The problem: Transcribe the material word for word, but without the images.

Information supplied:
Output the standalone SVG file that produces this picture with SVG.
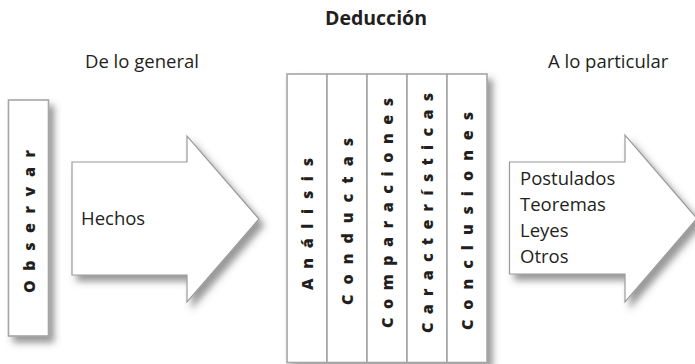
<svg xmlns="http://www.w3.org/2000/svg" width="695" height="364" viewBox="0 0 695 364">
<defs>
<filter id="sh" x="-20%" y="-20%" width="150%" height="150%">
<feDropShadow dx="5" dy="6" stdDeviation="3.5" flood-color="#444" flood-opacity="0.55"/>
</filter>
<style>
.shape{fill:#fff;stroke:#9a9a9a;stroke-width:1.2}
.box{fill:#fff;stroke:#a6a6a6;stroke-width:1.6}
.t{font-family:"Open Sans","Noto Sans","Liberation Sans",sans-serif;font-size:18.5px;fill:#231f20}
.b{font-weight:bold;font-size:19.5px}
.v{font-family:"Open Sans","Noto Sans","Liberation Sans",sans-serif;font-size:16px;font-weight:800;fill:#231f20}
</style>
</defs>
<rect width="695" height="364" fill="#fff"/>
<g id="titles">
<text class="t b" x="376" y="25" text-anchor="middle">Deducción</text>
<text class="t" x="85" y="68">De lo general</text>
<text class="t" x="548" y="68">A lo particular</text>
</g>
<g id="node-observar">
<rect class="box" x="8.5" y="100" width="40" height="236" filter="url(#sh)"/>
<text class="v" transform="translate(35,293) rotate(-90)" textLength="143" lengthAdjust="spacing">Observar</text>
</g>
<g id="node-hechos">
<path class="shape" d="M72,162 H187 V136 L259,219 L187,302 V275 H72 Z" filter="url(#sh)"/>
<text class="t" x="81" y="225">Hechos</text>
</g>
<g id="node-deduccion">
<g filter="url(#sh)">
<rect class="box" x="287" y="74" width="40" height="288.5"/>
<rect class="box" x="327" y="74" width="40" height="288.5"/>
<rect class="box" x="367" y="74" width="40" height="288.5"/>
<rect class="box" x="407" y="74" width="40" height="288.5"/>
<rect class="box" x="447" y="74" width="40" height="288.5"/>
</g>
<text class="v" transform="translate(313,290) rotate(-90)" textLength="132" lengthAdjust="spacing">Análisis</text>
<text class="v" transform="translate(353,305) rotate(-90)" textLength="167" lengthAdjust="spacing">Conductas</text>
<text class="v" transform="translate(393,328) rotate(-90)" textLength="230" lengthAdjust="spacing">Comparaciones</text>
<text class="v" transform="translate(433,333) rotate(-90)" textLength="240" lengthAdjust="spacing">Características</text>
<text class="v" transform="translate(473,330) rotate(-90)" textLength="218" lengthAdjust="spacing">Conclusiones</text>
</g>
<g id="node-resultados">
<path class="shape" d="M509.5,162 H625 V135 L697,218.5 L625,302 V274 H509.5 Z" filter="url(#sh)"/>
<text class="t" x="520" y="185">Postulados</text>
<text class="t" x="520" y="211">Teoremas</text>
<text class="t" x="520" y="237">Leyes</text>
<text class="t" x="520" y="263">Otros</text>
</g>
<g id="connectors"/>
</svg>
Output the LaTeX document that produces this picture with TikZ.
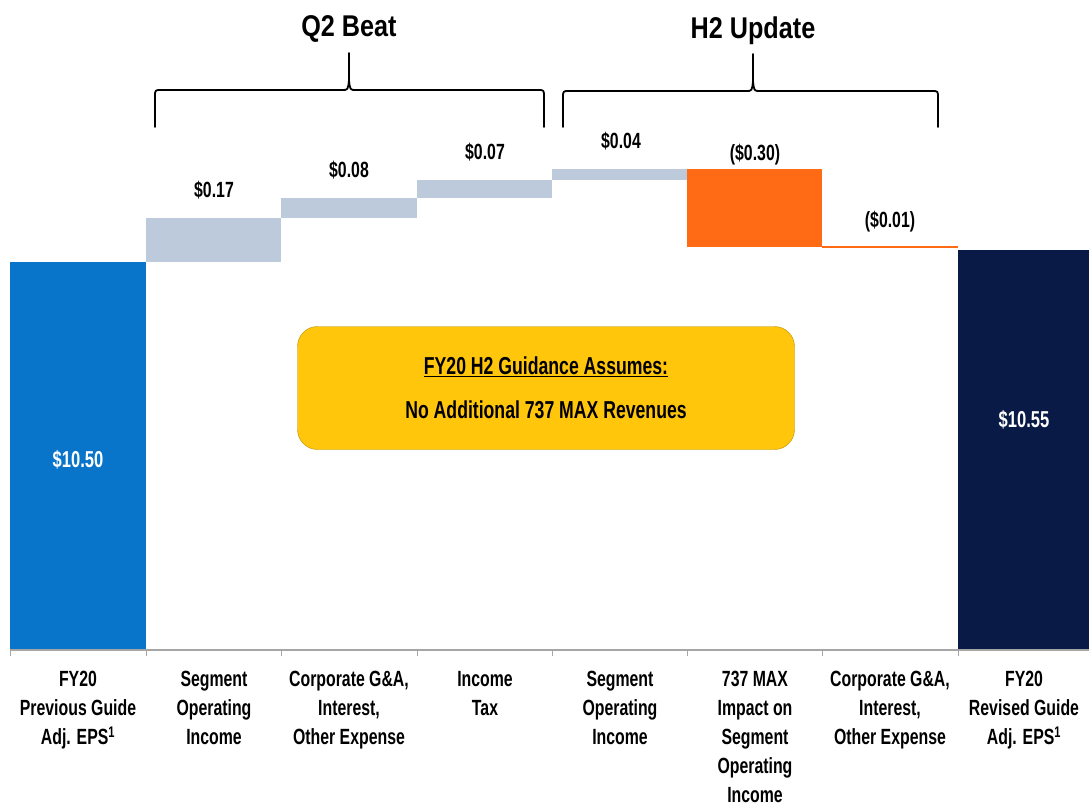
\documentclass[tikz,border=0pt]{standalone}
\usepackage{fontspec}
\setmainfont{Liberation Sans}[FakeStretch=0.84]
\newfontfamily\narrowsans{Liberation Sans}[FakeStretch=0.72]
\usetikzlibrary{positioning}
\definecolor{prevblue}{HTML}{0874CA}
\definecolor{beatgray}{HTML}{BDCADB}
\definecolor{maxorange}{HTML}{FF6B15}
\definecolor{revnavy}{HTML}{091A47}
\definecolor{guideyellow}{HTML}{FFC60B}
\definecolor{guideedge}{HTML}{B88E00}
\definecolor{axisgray}{HTML}{A6A6A6}

\begin{document}
\begin{tikzpicture}[x=1pt,y=-1pt,
  catlabel/.style={font=\narrowsans\bfseries\fontsize{22}{29}\selectfont,align=center,anchor=north},
  vallabel/.style={font=\narrowsans\bfseries\fontsize{22}{24}\selectfont},
  barlabel/.style={font=\narrowsans\bfseries\fontsize{23}{26}\selectfont,text=white},
  grouptitle/.style={font=\bfseries\fontsize{30}{34}\selectfont},
  brace/.style={line width=1.8pt,line cap=round,line join=round},
  guidebox/.style={draw=guideedge,fill=guideyellow,rounded corners=20pt,
    minimum width=497pt,minimum height=123pt,align=center,
    font=\narrowsans\bfseries\fontsize{24.5}{44}\selectfont}]
\useasboundingbox (0,0) rectangle (1089,807);

% bars
\fill[prevblue] (10,262) rectangle (146,649);
\fill[beatgray] (146,218) rectangle (281,262);
\fill[beatgray] (281,198) rectangle (417,218);
\fill[beatgray] (417,180) rectangle (552,198);
\fill[beatgray] (552,169) rectangle (687,180);
\fill[maxorange] (687,169) rectangle (822,247);
\fill[maxorange] (822,246) rectangle (958,248);
\fill[revnavy] (958,250) rectangle (1089,649);

% axis
\draw[axisgray,line width=1.5pt] (10,650) -- (1089,650);
\foreach \tx in {10,146,281,417,552,687,822,958}
  \draw[axisgray,line width=1pt] (\tx,650) -- (\tx,656);

% bar values
\node[barlabel] (prevval) at (78,460) {\$10.50};
\node[barlabel] (revval) at (1024,420) {\$10.55};
\node[vallabel] (segq2val) at (214,190) {\$0.17};
\node[vallabel] (corpq2val) at (349,170) {\$0.08};
\node[vallabel] (taxval) at (485,152) {\$0.07};
\node[vallabel] (segh2val) at (621,141) {\$0.04};
\node[vallabel] (maxval) at (755,155) {(\$0.30)};
\node[vallabel] (corph2val) at (890,222) {(\$0.01)};

% brackets
\draw[brace] (155,127) -- (155,97) .. controls (155,90) .. (161,90)
  -- (342,90) .. controls (348,90) .. (349,80) -- (349,53)
  (349,80) .. controls (350,90) .. (356,90) -- (538,90)
  .. controls (544,90) .. (544,97) -- (544,127);
\draw[brace] (563,127) -- (563,98) .. controls (563,91) .. (569,91)
  -- (746,91) .. controls (752,91) .. (753,81) -- (753,54)
  (753,81) .. controls (754,91) .. (760,91) -- (932,91)
  .. controls (938,91) .. (938,98) -- (938,127);
\node[grouptitle] (q2title) at (349,29) {Q2 Beat};
\node[grouptitle] (h2title) at (753,31) {H2 Update};

% guidance box
\node[guidebox] (guide) at (546,388)
  {\underline{FY20 H2 Guidance Assumes:}\\No Additional 737 MAX Revenues};

% categories
\node[catlabel] (prevcat) at (78,668) {FY20\\Previous Guide\\Adj. EPS\textsuperscript{1}};
\node[catlabel] (segq2cat) at (214,668) {Segment\\Operating\\Income};
\node[catlabel] (corpq2cat) at (349,668) {Corporate G\&A,\\Interest,\\Other Expense};
\node[catlabel] (taxcat) at (485,668) {Income\\Tax};
\node[catlabel] (segh2cat) at (620,668) {Segment\\Operating\\Income};
\node[catlabel] (maxcat) at (755,668) {737 MAX\\Impact on\\Segment\\Operating\\Income};
\node[catlabel] (corph2cat) at (890,668) {Corporate G\&A,\\Interest,\\Other Expense};
\node[catlabel] (revcat) at (1024,668) {FY20\\Revised Guide\\Adj. EPS\textsuperscript{1}};
\end{tikzpicture}
\end{document}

Exercise answer:
Output the standalone SVG file that produces this picture with SVG.
<svg xmlns="http://www.w3.org/2000/svg" width="695" height="364" viewBox="0 0 695 364">
<defs>
<filter id="sh" x="-20%" y="-20%" width="150%" height="150%">
<feDropShadow dx="5" dy="6" stdDeviation="3.5" flood-color="#444" flood-opacity="0.55"/>
</filter>
<style>
.shape{fill:#fff;stroke:#9a9a9a;stroke-width:1.2}
.box{fill:#fff;stroke:#a6a6a6;stroke-width:1.6}
.t{font-family:"Open Sans","Noto Sans","Liberation Sans",sans-serif;font-size:18.5px;fill:#231f20}
.b{font-weight:bold;font-size:19.5px}
.v{font-family:"Open Sans","Noto Sans","Liberation Sans",sans-serif;font-size:16px;font-weight:800;fill:#231f20}
</style>
</defs>
<rect width="695" height="364" fill="#fff"/>
<g id="titles">
<text class="t b" x="376" y="25" text-anchor="middle">Deducción</text>
<text class="t" x="85" y="68">De lo general</text>
<text class="t" x="548" y="68">A lo particular</text>
</g>
<g id="node-observar">
<rect class="box" x="8.5" y="100" width="40" height="236" filter="url(#sh)"/>
<text class="v" transform="translate(35,293) rotate(-90)" textLength="143" lengthAdjust="spacing">Observar</text>
</g>
<g id="node-hechos">
<path class="shape" d="M72,162 H187 V136 L259,219 L187,302 V275 H72 Z" filter="url(#sh)"/>
<text class="t" x="81" y="225">Hechos</text>
</g>
<g id="node-deduccion">
<g filter="url(#sh)">
<rect class="box" x="287" y="74" width="40" height="288.5"/>
<rect class="box" x="327" y="74" width="40" height="288.5"/>
<rect class="box" x="367" y="74" width="40" height="288.5"/>
<rect class="box" x="407" y="74" width="40" height="288.5"/>
<rect class="box" x="447" y="74" width="40" height="288.5"/>
</g>
<text class="v" transform="translate(313,290) rotate(-90)" textLength="132" lengthAdjust="spacing">Análisis</text>
<text class="v" transform="translate(353,305) rotate(-90)" textLength="167" lengthAdjust="spacing">Conductas</text>
<text class="v" transform="translate(393,328) rotate(-90)" textLength="230" lengthAdjust="spacing">Comparaciones</text>
<text class="v" transform="translate(433,333) rotate(-90)" textLength="240" lengthAdjust="spacing">Características</text>
<text class="v" transform="translate(473,330) rotate(-90)" textLength="218" lengthAdjust="spacing">Conclusiones</text>
</g>
<g id="node-resultados">
<path class="shape" d="M509.5,162 H625 V135 L697,218.5 L625,302 V274 H509.5 Z" filter="url(#sh)"/>
<text class="t" x="520" y="185">Postulados</text>
<text class="t" x="520" y="211">Teoremas</text>
<text class="t" x="520" y="237">Leyes</text>
<text class="t" x="520" y="263">Otros</text>
</g>
<g id="connectors"/>
</svg>
Output the LaTeX document that produces this picture with TikZ.
\documentclass[tikz,border=0pt]{standalone}
\usepackage{fontspec}
\setmainfont{Liberation Sans}[FakeStretch=0.84]
\newfontfamily\narrowsans{Liberation Sans}[FakeStretch=0.72]
\usetikzlibrary{positioning}
\definecolor{prevblue}{HTML}{0874CA}
\definecolor{beatgray}{HTML}{BDCADB}
\definecolor{maxorange}{HTML}{FF6B15}
\definecolor{revnavy}{HTML}{091A47}
\definecolor{guideyellow}{HTML}{FFC60B}
\definecolor{guideedge}{HTML}{B88E00}
\definecolor{axisgray}{HTML}{A6A6A6}

\begin{document}
\begin{tikzpicture}[x=1pt,y=-1pt,
  catlabel/.style={font=\narrowsans\bfseries\fontsize{22}{29}\selectfont,align=center,anchor=north},
  vallabel/.style={font=\narrowsans\bfseries\fontsize{22}{24}\selectfont},
  barlabel/.style={font=\narrowsans\bfseries\fontsize{23}{26}\selectfont,text=white},
  grouptitle/.style={font=\bfseries\fontsize{30}{34}\selectfont},
  brace/.style={line width=1.8pt,line cap=round,line join=round},
  guidebox/.style={draw=guideedge,fill=guideyellow,rounded corners=20pt,
    minimum width=497pt,minimum height=123pt,align=center,
    font=\narrowsans\bfseries\fontsize{24.5}{44}\selectfont}]
\useasboundingbox (0,0) rectangle (1089,807);

% bars
\fill[prevblue] (10,262) rectangle (146,649);
\fill[beatgray] (146,218) rectangle (281,262);
\fill[beatgray] (281,198) rectangle (417,218);
\fill[beatgray] (417,180) rectangle (552,198);
\fill[beatgray] (552,169) rectangle (687,180);
\fill[maxorange] (687,169) rectangle (822,247);
\fill[maxorange] (822,246) rectangle (958,248);
\fill[revnavy] (958,250) rectangle (1089,649);

% axis
\draw[axisgray,line width=1.5pt] (10,650) -- (1089,650);
\foreach \tx in {10,146,281,417,552,687,822,958}
  \draw[axisgray,line width=1pt] (\tx,650) -- (\tx,656);

% bar values
\node[barlabel] (prevval) at (78,460) {\$10.50};
\node[barlabel] (revval) at (1024,420) {\$10.55};
\node[vallabel] (segq2val) at (214,190) {\$0.17};
\node[vallabel] (corpq2val) at (349,170) {\$0.08};
\node[vallabel] (taxval) at (485,152) {\$0.07};
\node[vallabel] (segh2val) at (621,141) {\$0.04};
\node[vallabel] (maxval) at (755,155) {(\$0.30)};
\node[vallabel] (corph2val) at (890,222) {(\$0.01)};

% brackets
\draw[brace] (155,127) -- (155,97) .. controls (155,90) .. (161,90)
  -- (342,90) .. controls (348,90) .. (349,80) -- (349,53)
  (349,80) .. controls (350,90) .. (356,90) -- (538,90)
  .. controls (544,90) .. (544,97) -- (544,127);
\draw[brace] (563,127) -- (563,98) .. controls (563,91) .. (569,91)
  -- (746,91) .. controls (752,91) .. (753,81) -- (753,54)
  (753,81) .. controls (754,91) .. (760,91) -- (932,91)
  .. controls (938,91) .. (938,98) -- (938,127);
\node[grouptitle] (q2title) at (349,29) {Q2 Beat};
\node[grouptitle] (h2title) at (753,31) {H2 Update};

% guidance box
\node[guidebox] (guide) at (546,388)
  {\underline{FY20 H2 Guidance Assumes:}\\No Additional 737 MAX Revenues};

% categories
\node[catlabel] (prevcat) at (78,668) {FY20\\Previous Guide\\Adj. EPS\textsuperscript{1}};
\node[catlabel] (segq2cat) at (214,668) {Segment\\Operating\\Income};
\node[catlabel] (corpq2cat) at (349,668) {Corporate G\&A,\\Interest,\\Other Expense};
\node[catlabel] (taxcat) at (485,668) {Income\\Tax};
\node[catlabel] (segh2cat) at (620,668) {Segment\\Operating\\Income};
\node[catlabel] (maxcat) at (755,668) {737 MAX\\Impact on\\Segment\\Operating\\Income};
\node[catlabel] (corph2cat) at (890,668) {Corporate G\&A,\\Interest,\\Other Expense};
\node[catlabel] (revcat) at (1024,668) {FY20\\Revised Guide\\Adj. EPS\textsuperscript{1}};
\end{tikzpicture}
\end{document}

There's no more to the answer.